- 250g peeled and coarsely grated kumera
- 250g self raising flour
- 1 teaspoon of mustard powder
- 1 teaspoon of white sugar
- ½ teaspoon of of salt
- 1½ to 2 cups of milk
- vegetable oil for frying
Tea smoked cobia
- 1 tablespoon of brown sugar
- 1 teaspoon of salt
- 250g skinless cobia fillet (salmon, kingfish, Blue Eye trevella are good substitutes)
- 100g of rice
- 50g of Jasmine tea
- 50g of brown sugar
Ingredients to complete the dish
- ¼ bunch of chives
- ¼ bunch of parsley
- 250ml of crème fraiche
- Wrap the kumera in a tea towel and squeeze as much of the moisture out as possible.
- Combine the flour, mustard powder, sugar and salt in a large bowl.
- Add the kumera and mix to combine the ingredients.
- Slowly mix in the milk until you have a nice batter consistency.
- Allow the batter to rest for 15 minutes before frying.
- Turn the BeefEater® BUGG® to medium heat.
- Once hot place a Teflon sheet on top of the cooking surface.
- Spray with olive oil then spoon tablespoons of kumera fritter mixture onto the sheet and cook for 2 minutes.
- Turn the fritters over and cook for another 2 minutes.
- Repeat this process until you have used all of the batter.
Tea smoked cobia
- Combine the salt and the brown sugar in a bowl.
- Place the fish in the bowl and coat it well with the mixture.
- Place the fish in the fridge to marinate for 1 hour.

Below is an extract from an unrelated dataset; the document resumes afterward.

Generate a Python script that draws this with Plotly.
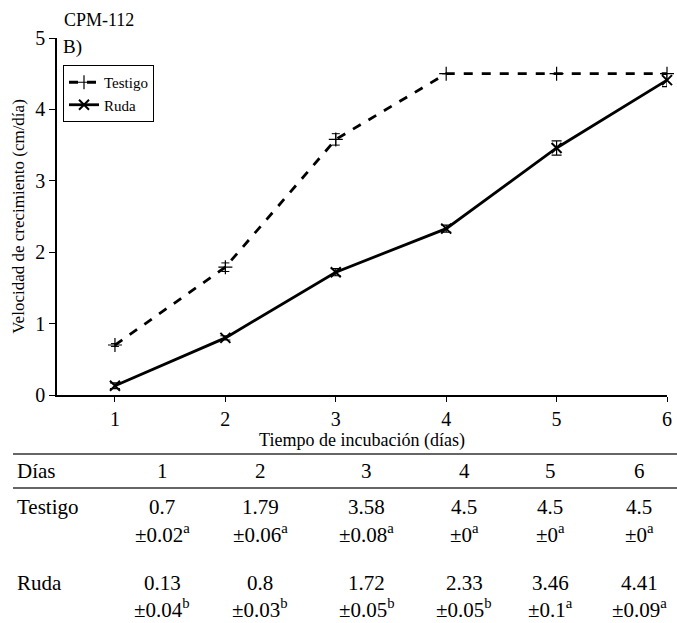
import plotly.graph_objects as go

# Days of incubation and growth velocity (cm/día)
dias = [1, 2, 3, 4, 5, 6]
testigo = [0.7, 1.79, 3.58, 4.5, 4.5, 4.5]
testigo_err = [0.02, 0.06, 0.08, 0, 0, 0]
testigo_letra = ["a", "a", "a", "a", "a", "a"]
ruda = [0.13, 0.8, 1.72, 2.33, 3.46, 4.41]
ruda_err = [0.04, 0.03, 0.05, 0.05, 0.1, 0.09]
ruda_letra = ["b", "b", "b", "b", "a", "a"]

FONT = "Liberation Serif, Times New Roman, Times, serif"
BLACK = "black"
W, H = 677, 623
# plot area in page pixels
PX0, PX1, PY0, PY1 = 57, 667, 38, 395


def note(text, px, py, size, anchor="left"):
    # paper coordinates over the whole page; family comes from layout.font
    return dict(text=text, xref="paper", yref="paper", x=px / W, y=1 - py / H,
                xanchor=anchor, yanchor="middle", showarrow=False,
                font=dict(size=size, color=BLACK))


fig = go.Figure()
fig.add_trace(go.Scatter(
    x=dias, y=testigo, name="Testigo", mode="lines+markers",
    line=dict(color=BLACK, width=2.8, dash="dash"),
    marker=dict(symbol="cross-thin", size=10, color=BLACK,
                line=dict(color=BLACK, width=1.2)),
    error_y=dict(type="data", array=testigo_err, color=BLACK,
                 thickness=1, width=4),
    cliponaxis=False,
))
fig.add_trace(go.Scatter(
    x=dias, y=ruda, name="Ruda", mode="lines+markers",
    line=dict(color=BLACK, width=2.8),
    marker=dict(symbol="x-thin", size=10, color=BLACK,
                line=dict(color=BLACK, width=2)),
    error_y=dict(type="data", array=ruda_err, color=BLACK,
                 thickness=1.2, width=5),
    cliponaxis=False,
))

ann = [note("CPM-112", 62, 20, 18), note("B)", 61, 47, 19)]

# Summary table under the chart
col_x = [162, 260, 367, 464, 550, 639]
for label, py in (("Días", 471), ("Testigo", 507), ("Ruda", 583)):
    ann.append(note(label, 15, py, 21))
for i, d in enumerate(dias):
    cx = col_x[i]
    ann.append(note(str(d), cx, 471, 21, "center"))
    ann.append(note(f"{testigo[i]:g}", cx, 507, 21, "center"))
    ann.append(note(f"±{testigo_err[i]:g}<sup>{testigo_letra[i]}</sup>",
                    cx, 533, 21, "center"))
    ann.append(note(f"{ruda[i]:g}", cx, 583, 21, "center"))
    ann.append(note(f"±{ruda_err[i]:g}<sup>{ruda_letra[i]}</sup>",
                    cx, 608, 21, "center"))

shapes = []
for py in (454, 488):
    shapes.append(dict(type="line", xref="paper", yref="paper",
                       x0=13 / W, x1=1, y0=1 - py / H, y1=1 - py / H,
                       line=dict(color="#333", width=1.5)))

fig.update_layout(
    width=W, height=H,
    margin=dict(l=0, r=0, t=0, b=0),
    paper_bgcolor="white", plot_bgcolor="white",
    font=dict(family=FONT, color=BLACK),
    showlegend=True,
    legend=dict(x=63 / W, y=1 - 65 / H, xanchor="left", yanchor="top",
                bordercolor=BLACK, borderwidth=1, bgcolor="white",
                font=dict(size=15, color=BLACK),
                tracegroupgap=0, itemwidth=30),
    annotations=ann, shapes=shapes,
    xaxis=dict(
        domain=[PX0 / W, PX1 / W], anchor="y", automargin=False,
        range=[0.475, 6.0], tickvals=dias, ticks="outside", ticklen=5,
        tickcolor=BLACK, showline=True, linecolor=BLACK, linewidth=1.5,
        showgrid=False, zeroline=False,
        tickfont=dict(size=20, color=BLACK),
        title=dict(text="Tiempo de incubación (días)", standoff=4,
                   font=dict(size=18, color=BLACK)),
    ),
    yaxis=dict(
        domain=[1 - PY1 / H, 1 - PY0 / H], anchor="x", automargin=False,
        range=[0, 5], tickvals=[0, 1, 2, 3, 4, 5], ticks="outside", ticklen=6,
        tickcolor=BLACK, showline=True, linecolor=BLACK, linewidth=1.5,
        showgrid=False, zeroline=False,
        tickfont=dict(size=20, color=BLACK),
        title=dict(text="Velocidad de crecimiento (cm/día)", standoff=6,
                   font=dict(size=17, color=BLACK)),
    ),
)

fig.write_html("out.html")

- To cook remove the fish from the fridge and allow it to come to room temperature.
- Turn one burner of the BUGG® up to a high heat.
- Place a Teflon sheet on this end of the cooking surface then scatter the tea and sugar mixture over the Teflon sheet.
- Close the lid and let the tea smoke.
- After 5 minutes place the fish on another Teflon sheet at the other end of the cooking surface (the end with no direct heat) and smoke for 5 minutes.
- Remove the fish from the BUGG and allow to cool.
- Once cool slice the fillet into fine pieces approximately 2 mm wide.
To assemble the kumera pancakes
- Place the pancakes on a tray.
- Place a dollop of crème fraiche on top of each pancake then arrange a piece of smoked fish on top of the crème.
- Squeeze a drop of lemon and a drop of olive oil over the fish.
- Finally garnish with the chives and parsley.